Kedua, Indonesia juga mendorong solidaritas regional ASEAN. Karena, ASEAN harus bertindak sebagai satu kesatuan agar pengaruh ASEAN tetap kuat di platform global. Untuk itu, Indonesia mendukung Malaysia selaku Ketua ASEAN memulai dialog regional ASEAN dengan AS.

Selain itu, Indonesia bekerja sama dengan negara-negara anggota ASEAN untuk mengkoordinasikan analisis teknis dampak tarif resiprokal, mengembangkan strategi penyampaian pesan bersama, dan mendorong mekanisme kerja sama regional seperti Kemitraan Ekonomi Komprehensif Regional (Regional Comprehensive Economic Partnership/RCEP) dan Perjanjian Komprehensif dan Progresif untuk Kemitraan Trans-Pasifik (Comprehensive and Progressive Agreement for Trans-Pacific Partnership/CPTPP).

Dalam Retret Menteri Ekonomi ASEAN di Johor, Malaysia pada Jumat lalu, tutur Dyah, salah satu usulan Indonesia adalah mendorong penyusunan non-paper yang menekankan pentingnya sentralitas ASEAN di tengah ketegangan perdagangan global.

Sentralitas tersebut juga telah digaungkan kembali oleh Menteri Perdagangan Budi Santoso dalam pertemuan virtual bersama Menteri Perdagangan ASEAN, Kamis, 10 April, sebagai upaya mewujudkan persatuan.

Harapannya agar memberikan dorongan bagi negara-negara ASEAN untuk berunding dengan AS guna meningkatkan perdagangan dan investasi di masa mendatang. Hingga saat ini, sebagian besar negara ASEAN memilih fokus pada jalur negosiasi. 

Berdasarkan data Kementerian Perdagangan, ASEAN menempati peringkat kelima sebagai pasar ekspor terbesar bagi produk pertanian AS dengan total nilai perdagangan mencapai USD306 miliar pada 2024.

Dari jumlah itu, Indonesia mencatatkan surplus perdagangan terhadap AS sebesar US$ 14,34 miliar. Angka-angka ini mencerminkan kedalaman sekaligus kompleksitas hubungan perdagangan antara kedua pihak.

Ketiga, lanjutnya, pemerintah Indonesia juga melakukan diversifikasi pasar ekspor dengan mempercepat penyelesaian lima perjanjian perdagangan bebas (free trade agreement/FTA), yaitu Perjanjian Kemitraan Ekonomi Komprehensif Indonesia-Kanada (Indonesia–Canada Comprehensive Economic Partnership Agreement/ICA—CEPA), Indonesia–Peru CEPA, dan Indonesia–EU CEPA.

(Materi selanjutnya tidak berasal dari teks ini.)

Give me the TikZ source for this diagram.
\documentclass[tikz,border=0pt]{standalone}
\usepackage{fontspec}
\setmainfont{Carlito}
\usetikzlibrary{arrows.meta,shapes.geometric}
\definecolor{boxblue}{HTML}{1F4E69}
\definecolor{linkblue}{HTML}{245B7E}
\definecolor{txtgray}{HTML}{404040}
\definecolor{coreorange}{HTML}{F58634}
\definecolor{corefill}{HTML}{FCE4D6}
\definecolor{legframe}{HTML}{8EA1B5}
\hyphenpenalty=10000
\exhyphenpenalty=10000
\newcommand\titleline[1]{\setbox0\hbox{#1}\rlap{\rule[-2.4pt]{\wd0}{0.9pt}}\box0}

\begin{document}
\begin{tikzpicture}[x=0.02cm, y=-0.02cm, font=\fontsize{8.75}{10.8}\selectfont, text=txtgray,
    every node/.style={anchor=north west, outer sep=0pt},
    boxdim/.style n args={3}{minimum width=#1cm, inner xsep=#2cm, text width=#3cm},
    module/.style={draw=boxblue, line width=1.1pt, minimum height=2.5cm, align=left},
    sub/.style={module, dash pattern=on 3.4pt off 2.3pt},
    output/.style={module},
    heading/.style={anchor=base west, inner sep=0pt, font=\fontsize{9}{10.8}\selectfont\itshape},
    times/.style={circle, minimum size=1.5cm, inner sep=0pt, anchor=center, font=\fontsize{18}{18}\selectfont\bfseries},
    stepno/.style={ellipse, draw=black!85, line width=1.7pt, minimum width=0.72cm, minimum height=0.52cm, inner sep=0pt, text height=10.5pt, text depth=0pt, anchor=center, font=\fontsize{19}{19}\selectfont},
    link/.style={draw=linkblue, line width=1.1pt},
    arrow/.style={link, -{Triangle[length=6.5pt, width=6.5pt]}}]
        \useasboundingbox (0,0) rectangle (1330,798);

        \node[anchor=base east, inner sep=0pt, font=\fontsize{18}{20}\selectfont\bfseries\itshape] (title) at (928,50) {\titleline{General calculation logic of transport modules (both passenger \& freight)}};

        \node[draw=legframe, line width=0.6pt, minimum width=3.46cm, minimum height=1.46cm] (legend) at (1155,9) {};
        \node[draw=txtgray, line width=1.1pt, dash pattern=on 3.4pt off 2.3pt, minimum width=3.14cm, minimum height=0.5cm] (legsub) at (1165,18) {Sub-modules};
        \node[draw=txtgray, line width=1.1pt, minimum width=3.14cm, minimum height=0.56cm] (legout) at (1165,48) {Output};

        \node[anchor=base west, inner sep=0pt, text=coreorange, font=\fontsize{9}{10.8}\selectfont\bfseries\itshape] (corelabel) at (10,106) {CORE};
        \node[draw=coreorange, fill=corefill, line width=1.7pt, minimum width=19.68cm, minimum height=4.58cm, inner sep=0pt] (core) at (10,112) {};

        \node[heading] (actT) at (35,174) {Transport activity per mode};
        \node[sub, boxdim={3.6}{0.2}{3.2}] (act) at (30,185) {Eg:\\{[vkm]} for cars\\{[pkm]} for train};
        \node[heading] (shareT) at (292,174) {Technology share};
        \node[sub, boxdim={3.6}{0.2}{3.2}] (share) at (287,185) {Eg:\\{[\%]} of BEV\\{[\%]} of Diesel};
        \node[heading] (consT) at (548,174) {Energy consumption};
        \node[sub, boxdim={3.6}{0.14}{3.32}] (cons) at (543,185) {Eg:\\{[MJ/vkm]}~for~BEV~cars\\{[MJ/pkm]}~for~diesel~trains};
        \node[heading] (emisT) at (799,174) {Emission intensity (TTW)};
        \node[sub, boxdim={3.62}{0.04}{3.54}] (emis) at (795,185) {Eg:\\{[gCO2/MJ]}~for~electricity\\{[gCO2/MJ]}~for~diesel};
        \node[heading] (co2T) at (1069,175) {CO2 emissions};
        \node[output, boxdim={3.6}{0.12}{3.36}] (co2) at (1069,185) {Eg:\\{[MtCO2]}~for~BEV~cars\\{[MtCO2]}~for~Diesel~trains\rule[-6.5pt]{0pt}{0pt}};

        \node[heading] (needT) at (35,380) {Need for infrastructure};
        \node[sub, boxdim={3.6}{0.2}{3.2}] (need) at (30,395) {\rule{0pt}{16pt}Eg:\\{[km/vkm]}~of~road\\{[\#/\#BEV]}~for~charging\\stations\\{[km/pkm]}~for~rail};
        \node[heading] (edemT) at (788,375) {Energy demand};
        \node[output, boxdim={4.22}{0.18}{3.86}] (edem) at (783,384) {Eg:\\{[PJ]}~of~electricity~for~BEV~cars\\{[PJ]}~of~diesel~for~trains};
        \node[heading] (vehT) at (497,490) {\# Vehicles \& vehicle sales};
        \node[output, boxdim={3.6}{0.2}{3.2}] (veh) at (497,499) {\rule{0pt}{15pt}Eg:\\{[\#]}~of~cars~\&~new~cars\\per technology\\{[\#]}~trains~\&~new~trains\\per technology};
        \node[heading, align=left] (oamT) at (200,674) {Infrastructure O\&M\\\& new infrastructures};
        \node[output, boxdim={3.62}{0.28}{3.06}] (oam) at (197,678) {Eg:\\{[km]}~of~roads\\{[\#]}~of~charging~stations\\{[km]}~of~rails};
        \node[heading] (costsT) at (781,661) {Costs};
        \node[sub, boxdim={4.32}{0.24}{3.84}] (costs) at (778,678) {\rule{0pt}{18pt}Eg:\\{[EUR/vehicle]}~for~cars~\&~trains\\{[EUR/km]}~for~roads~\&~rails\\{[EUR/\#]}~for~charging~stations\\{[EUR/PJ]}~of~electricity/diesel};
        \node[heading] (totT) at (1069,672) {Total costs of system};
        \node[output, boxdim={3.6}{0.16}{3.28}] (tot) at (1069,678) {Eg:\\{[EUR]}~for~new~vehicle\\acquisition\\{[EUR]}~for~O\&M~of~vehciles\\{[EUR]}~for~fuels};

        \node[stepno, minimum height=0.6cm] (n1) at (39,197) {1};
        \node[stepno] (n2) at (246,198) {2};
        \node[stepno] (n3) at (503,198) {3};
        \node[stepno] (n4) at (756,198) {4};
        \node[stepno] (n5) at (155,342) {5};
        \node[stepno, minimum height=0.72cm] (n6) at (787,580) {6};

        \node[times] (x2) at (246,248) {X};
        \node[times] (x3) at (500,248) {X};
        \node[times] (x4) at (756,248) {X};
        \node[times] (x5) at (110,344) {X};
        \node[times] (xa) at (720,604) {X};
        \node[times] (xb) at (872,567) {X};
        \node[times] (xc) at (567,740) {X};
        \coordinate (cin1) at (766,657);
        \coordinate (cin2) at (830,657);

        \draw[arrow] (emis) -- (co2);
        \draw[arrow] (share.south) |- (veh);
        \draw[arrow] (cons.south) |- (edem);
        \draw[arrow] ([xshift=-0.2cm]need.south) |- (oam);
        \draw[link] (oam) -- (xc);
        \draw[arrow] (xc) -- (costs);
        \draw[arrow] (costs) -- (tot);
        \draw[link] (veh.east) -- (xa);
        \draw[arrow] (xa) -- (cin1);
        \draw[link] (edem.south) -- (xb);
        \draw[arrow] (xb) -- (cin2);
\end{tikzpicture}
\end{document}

Berikutnya, Perjanjian Preferensi Perdagangan Indonesia—Iran (Indonesia—Iran Preferential Trade Agreement/PTA) dan Amandemen Protokol Indonesia-Japan Economic Partnership Agreement (IJ-EPA).

Dengan perjanjian-perjanjian tersebut, Indonesia diharapkan dapat memperluas akses pasar, memperkuat ketahanan perdagangan dalam negeri, dan menciptakan lebih banyak lapangan kerja.

Selanjutnya, Dyah menilai diversifikasi pasar bukan sekadar respons terhadap kebijakan AS, tetapi bagian dari strategi jangka panjang Indonesia untuk membangun ekonomi yang tangguh dan inklusif.

Lebih lanjut, Dyah menyampaikan, Indonesia  berencana menghidupkan kembali forum kerja sama bilateral Indonesia-AS melalui Trade and Investment Framework Agreement (TIFA) yang terakhir dilaksanakan pada 2018. Melalui TIFA, Indonesia berharap dapat membahas isu dan kebijakan perdagangan, serta investasi yang menjadi perhatian kedua negara secara lebih sistematis.